Suite aux attaques du 7 octobre 2023 et aux représailles israéliennes qui ont suivi, la bande de Gaza est devenue le théâtre d’une tragédie humaine sans précédent, où des otages israéliens sont aussi encore emprisonnés. Les tentatives de cessez-le-feu se sont succédé au fil des mois, chacune porteuse d’espoirs rapidement déçus.

Avril 2024: Premières négociations, premiers blocages

Dès le mois d’avril, les premières discussions ont rapidement révélé deux points de discorde majeurs : Israël a plaidé pour un cessez-le-feu temporaire tandis que le Hamas a exigé une trêve permanente. En outre, la demande palestinienne de permettre le retour des Gazaouis déplacés a été catégoriquement rejetée par Israël, exacerbant les tensions. Bien que Tel-Aviv ait proposé un cessez-le-feu, cette initiative a été discréditée par la menace simultanée d’une invasion de Rafah, perçue comme un coup de force diplomatique. Ces tensions n’ont cessé de peser sur les négociations des mois suivants.

Mai 2024: Le Caire et Doha, architectes d’une première proposition

Au début de mai, de nouveaux pourparlers ont eu lieu au Caire, impliquant des délégations d’Égypte, du Qatar, du Hamas et des États-Unis.

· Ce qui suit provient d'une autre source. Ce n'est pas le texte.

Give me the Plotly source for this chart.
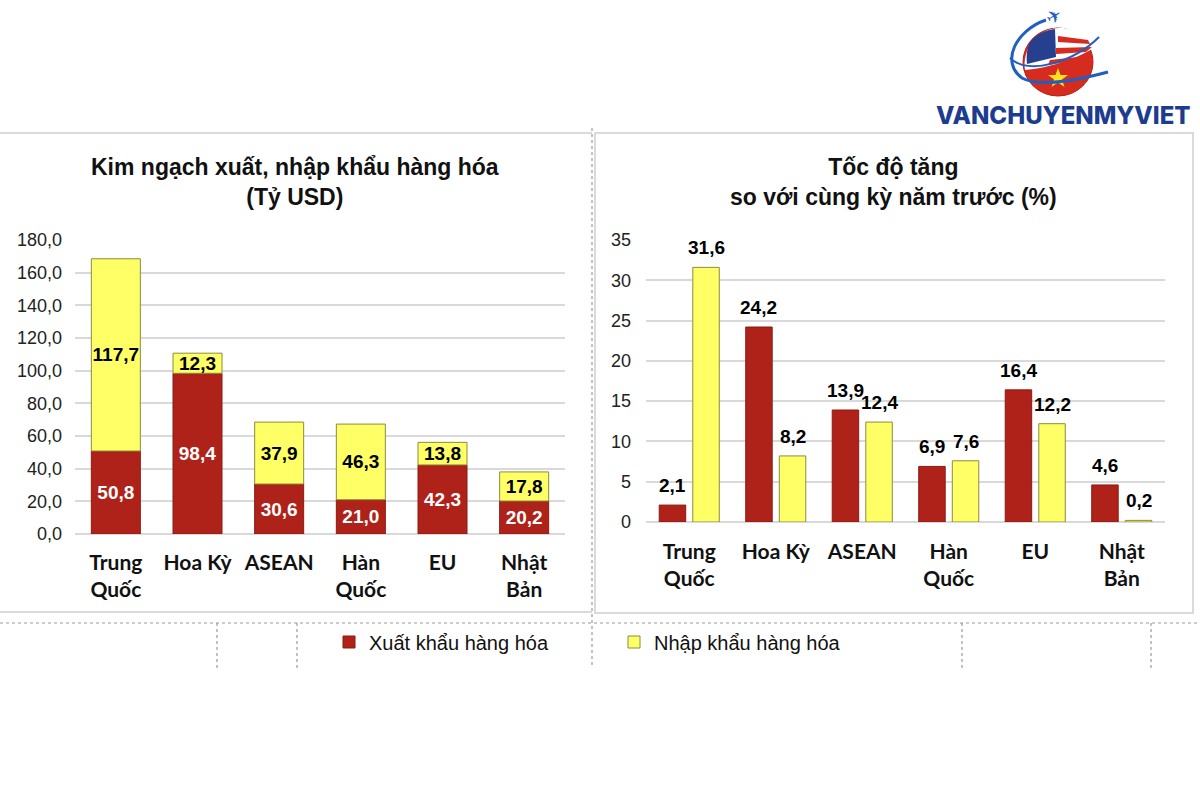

À l’issue de ces discussions, un plan en trois phases, conçu par l’Égypte et le Qatar, a été présenté pour instaurer un « calme durable ». Approuvé par le Hamas le 5 mai, ce plan a cependant été rejeté par Israël, qui le considérait trop indulgent vis-à-vis des exigences palestiniennes. Le 31 mai, le président américain Joe Biden a soutenu une proposition israélienne similaire, transmise au Hamas via le Qatar.

Juin 2024: Le consensus onusien pour un cessez-le-feu

Le 10 juin, le Conseil de sécurité de l’ONU a adopté la résolution 2735, soutenant la proposition du 31 mai et exhortant le Hamas à l’accepter. Cette adoption, marquée par l’abstention de la Russie et l’absence de veto de la Chine, a représenté un tournant diplomatique majeur, symbolisant un consensus rare au sein de l’ONU sur cette question. Toutefois, les amendements proposés par le Hamas, concernant notamment le retrait des troupes israéliennes et la mise en place d’un cessez-le-feu permanent, ont été rejetés par Israël et jugés inapplicables par les États-Unis. Ainsi, le plan a été mis en suspens.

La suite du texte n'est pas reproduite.